Required task -
Would you transcribe the whole listing exactly, minus its pictures?

Stored data -
## START

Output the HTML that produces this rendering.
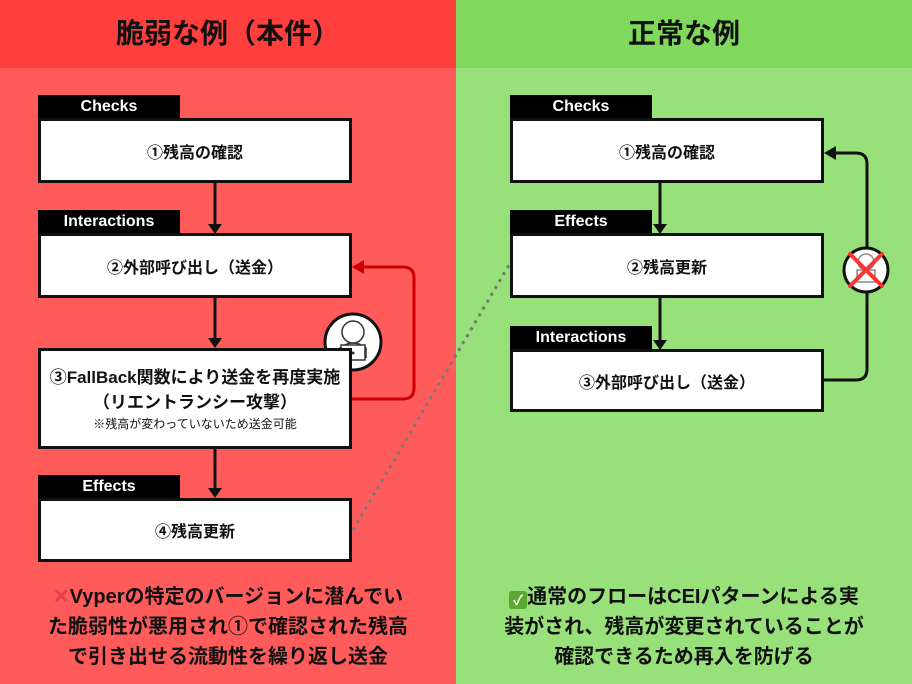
<!DOCTYPE html>
<html><head><meta charset="utf-8"><style>
*{margin:0;padding:0;box-sizing:border-box}
body{width:912px;height:684px;position:relative;overflow:hidden;font-family:"Liberation Sans","Noto Sans CJK JP",sans-serif;font-weight:bold;color:#111}
.a{position:absolute}
.box{position:absolute;background:#fff;border:3px solid #111;display:flex;flex-direction:column;align-items:center;justify-content:center;font-size:16px;text-align:center}
.tab{position:absolute;background:#000;color:#fff;font-size:16px;height:25px;line-height:24px;text-align:center;width:142px}
.h{font-size:28px;text-align:center;line-height:68px;top:0;height:68px;width:456px}
.foot{font-size:20px;text-align:center;width:456px;line-height:30px;top:582px}
</style></head><body>
<div class="a" style="left:0;top:0;width:456px;height:68px;background:#ff3e3e"></div>
<div class="a" style="left:0;top:68px;width:456px;height:616px;background:#ff5b5b"></div>
<div class="a" style="left:456px;top:0;width:456px;height:68px;background:#80d95c"></div>
<div class="a" style="left:456px;top:68px;width:456px;height:616px;background:#98e07a"></div>
<div class="a h" style="left:0">脆弱な例（本件）</div>
<div class="a h" style="left:456px">正常な例</div>

<svg class="a" style="left:0;top:0" width="912" height="684">
<g stroke="#111" stroke-width="3">
<line x1="215" y1="183" x2="215" y2="226"/><path d="M208,224 L222,224 L215,234z" fill="#111" stroke="none"/>
<line x1="215" y1="298" x2="215" y2="339"/><path d="M208,338 L222,338 L215,348z" fill="#111" stroke="none"/>
<line x1="215" y1="449" x2="215" y2="490"/><path d="M208,488 L222,488 L215,498z" fill="#111" stroke="none"/>
<line x1="660" y1="183" x2="660" y2="226"/><path d="M653,224 L667,224 L660,234z" fill="#111" stroke="none"/>
<line x1="660" y1="298" x2="660" y2="341"/><path d="M653,340 L667,340 L660,350z" fill="#111" stroke="none"/>
</g>
<path d="M352,399 L403,399 Q414,399 414,388 L414,278 Q414,267 403,267 L360,267" fill="none" stroke="#cc0000" stroke-width="3"/>
<path d="M352,267 L364,260 L364,274z" fill="#cc0000"/>
<path d="M824,380 L856,380 Q867,380 867,369 L867,164 Q867,153 856,153 L832,153" fill="none" stroke="#111" stroke-width="3"/>
<path d="M824,153 L836,146 L836,160z" fill="#111"/>
<line x1="353" y1="530" x2="509" y2="265" stroke="#777" stroke-width="3" stroke-dasharray="3,5"/>
<circle cx="353" cy="342" r="28" fill="#fff" stroke="#111" stroke-width="3"/>
<g fill="none" stroke="#333" stroke-width="1.5"><circle cx="353" cy="332" r="11"/><path d="M340,358 L340,348 Q353,338 366,348 L366,358"/><rect x="341" y="345" width="24" height="15" fill="#fff"/></g>
<circle cx="353" cy="353" r="1.5" fill="#333"/>
<circle cx="866" cy="270" r="22" fill="#fff" stroke="#111" stroke-width="3"/>
<g fill="none" stroke="#888" stroke-width="1.5"><circle cx="866" cy="262" r="8"/><rect x="857" y="270" width="18" height="12"/></g>
<path d="M850,254 L882,286 M882,254 L850,286" stroke="#ff3333" stroke-width="4" stroke-linecap="round"/>
</svg>

<div class="tab" style="left:38px;top:95px">Checks</div>
<div class="box" style="left:38px;top:118px;width:314px;height:65px">①残高の確認</div>
<div class="tab" style="left:38px;top:210px">Interactions</div>
<div class="box" style="left:38px;top:233px;width:314px;height:65px">②外部呼び出し（送金）</div>
<div class="box" style="left:38px;top:348px;width:314px;height:101px;line-height:25px;font-size:17px">③FallBack関数により送金を再度実施<br>（リエントランシー攻撃）<span style="font-size:12px;font-weight:normal;line-height:18px">※残高が変わっていないため送金可能</span></div>
<div class="tab" style="left:38px;top:475px">Effects</div>
<div class="box" style="left:38px;top:498px;width:314px;height:64px">④残高更新</div>

<div class="tab" style="left:510px;top:95px">Checks</div>
<div class="box" style="left:510px;top:118px;width:314px;height:65px">①残高の確認</div>
<div class="tab" style="left:510px;top:210px">Effects</div>
<div class="box" style="left:510px;top:233px;width:314px;height:65px">②残高更新</div>
<div class="tab" style="left:510px;top:326px">Interactions</div>
<div class="box" style="left:510px;top:349px;width:314px;height:63px">③外部呼び出し（送金）</div>

<div class="a foot" style="left:0"><span style="color:#e0404a">✕</span>Vyperの特定のバージョンに潜んでい<br>た脆弱性が悪用され①で確認された残高<br>で引き出せる流動性を繰り返し送金</div>
<div class="a foot" style="left:456px"><span style="display:inline-block;width:18px;height:18px;background:#5aa832;color:#fff;font-size:14px;line-height:18px;border-radius:3px;vertical-align:-2px">✓</span>通常のフローはCEIパターンによる実<br>装がされ、残高が変更されていることが<br>確認できるため再入を防げる</div>
</body></html>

## END

Exercise output -
Output the HTML that produces this rendering.
<!DOCTYPE html>
<html><head><meta charset="utf-8"><style>
*{margin:0;padding:0;box-sizing:border-box}
body{width:912px;height:684px;position:relative;overflow:hidden;font-family:"Liberation Sans","Noto Sans CJK JP",sans-serif;font-weight:bold;color:#111}
.a{position:absolute}
.box{position:absolute;background:#fff;border:3px solid #111;display:flex;flex-direction:column;align-items:center;justify-content:center;font-size:16px;text-align:center}
.tab{position:absolute;background:#000;color:#fff;font-size:16px;height:25px;line-height:24px;text-align:center;width:142px}
.h{font-size:28px;text-align:center;line-height:68px;top:0;height:68px;width:456px}
.foot{font-size:20px;text-align:center;width:456px;line-height:30px;top:582px}
</style></head><body>
<div class="a" style="left:0;top:0;width:456px;height:68px;background:#ff3e3e"></div>
<div class="a" style="left:0;top:68px;width:456px;height:616px;background:#ff5b5b"></div>
<div class="a" style="left:456px;top:0;width:456px;height:68px;background:#80d95c"></div>
<div class="a" style="left:456px;top:68px;width:456px;height:616px;background:#98e07a"></div>
<div class="a h" style="left:0">脆弱な例（本件）</div>
<div class="a h" style="left:456px">正常な例</div>

<svg class="a" style="left:0;top:0" width="912" height="684">
<g stroke="#111" stroke-width="3">
<line x1="215" y1="183" x2="215" y2="226"/><path d="M208,224 L222,224 L215,234z" fill="#111" stroke="none"/>
<line x1="215" y1="298" x2="215" y2="339"/><path d="M208,338 L222,338 L215,348z" fill="#111" stroke="none"/>
<line x1="215" y1="449" x2="215" y2="490"/><path d="M208,488 L222,488 L215,498z" fill="#111" stroke="none"/>
<line x1="660" y1="183" x2="660" y2="226"/><path d="M653,224 L667,224 L660,234z" fill="#111" stroke="none"/>
<line x1="660" y1="298" x2="660" y2="341"/><path d="M653,340 L667,340 L660,350z" fill="#111" stroke="none"/>
</g>
<path d="M352,399 L403,399 Q414,399 414,388 L414,278 Q414,267 403,267 L360,267" fill="none" stroke="#cc0000" stroke-width="3"/>
<path d="M352,267 L364,260 L364,274z" fill="#cc0000"/>
<path d="M824,380 L856,380 Q867,380 867,369 L867,164 Q867,153 856,153 L832,153" fill="none" stroke="#111" stroke-width="3"/>
<path d="M824,153 L836,146 L836,160z" fill="#111"/>
<line x1="353" y1="530" x2="509" y2="265" stroke="#777" stroke-width="3" stroke-dasharray="3,5"/>
<circle cx="353" cy="342" r="28" fill="#fff" stroke="#111" stroke-width="3"/>
<g fill="none" stroke="#333" stroke-width="1.5"><circle cx="353" cy="332" r="11"/><path d="M340,358 L340,348 Q353,338 366,348 L366,358"/><rect x="341" y="345" width="24" height="15" fill="#fff"/></g>
<circle cx="353" cy="353" r="1.5" fill="#333"/>
<circle cx="866" cy="270" r="22" fill="#fff" stroke="#111" stroke-width="3"/>
<g fill="none" stroke="#888" stroke-width="1.5"><circle cx="866" cy="262" r="8"/><rect x="857" y="270" width="18" height="12"/></g>
<path d="M850,254 L882,286 M882,254 L850,286" stroke="#ff3333" stroke-width="4" stroke-linecap="round"/>
</svg>

<div class="tab" style="left:38px;top:95px">Checks</div>
<div class="box" style="left:38px;top:118px;width:314px;height:65px">①残高の確認</div>
<div class="tab" style="left:38px;top:210px">Interactions</div>
<div class="box" style="left:38px;top:233px;width:314px;height:65px">②外部呼び出し（送金）</div>
<div class="box" style="left:38px;top:348px;width:314px;height:101px;line-height:25px;font-size:17px">③FallBack関数により送金を再度実施<br>（リエントランシー攻撃）<span style="font-size:12px;font-weight:normal;line-height:18px">※残高が変わっていないため送金可能</span></div>
<div class="tab" style="left:38px;top:475px">Effects</div>
<div class="box" style="left:38px;top:498px;width:314px;height:64px">④残高更新</div>

<div class="tab" style="left:510px;top:95px">Checks</div>
<div class="box" style="left:510px;top:118px;width:314px;height:65px">①残高の確認</div>
<div class="tab" style="left:510px;top:210px">Effects</div>
<div class="box" style="left:510px;top:233px;width:314px;height:65px">②残高更新</div>
<div class="tab" style="left:510px;top:326px">Interactions</div>
<div class="box" style="left:510px;top:349px;width:314px;height:63px">③外部呼び出し（送金）</div>

<div class="a foot" style="left:0"><span style="color:#e0404a">✕</span>Vyperの特定のバージョンに潜んでい<br>た脆弱性が悪用され①で確認された残高<br>で引き出せる流動性を繰り返し送金</div>
<div class="a foot" style="left:456px"><span style="display:inline-block;width:18px;height:18px;background:#5aa832;color:#fff;font-size:14px;line-height:18px;border-radius:3px;vertical-align:-2px">✓</span>通常のフローはCEIパターンによる実<br>装がされ、残高が変更されていることが<br>確認できるため再入を防げる</div>
</body></html>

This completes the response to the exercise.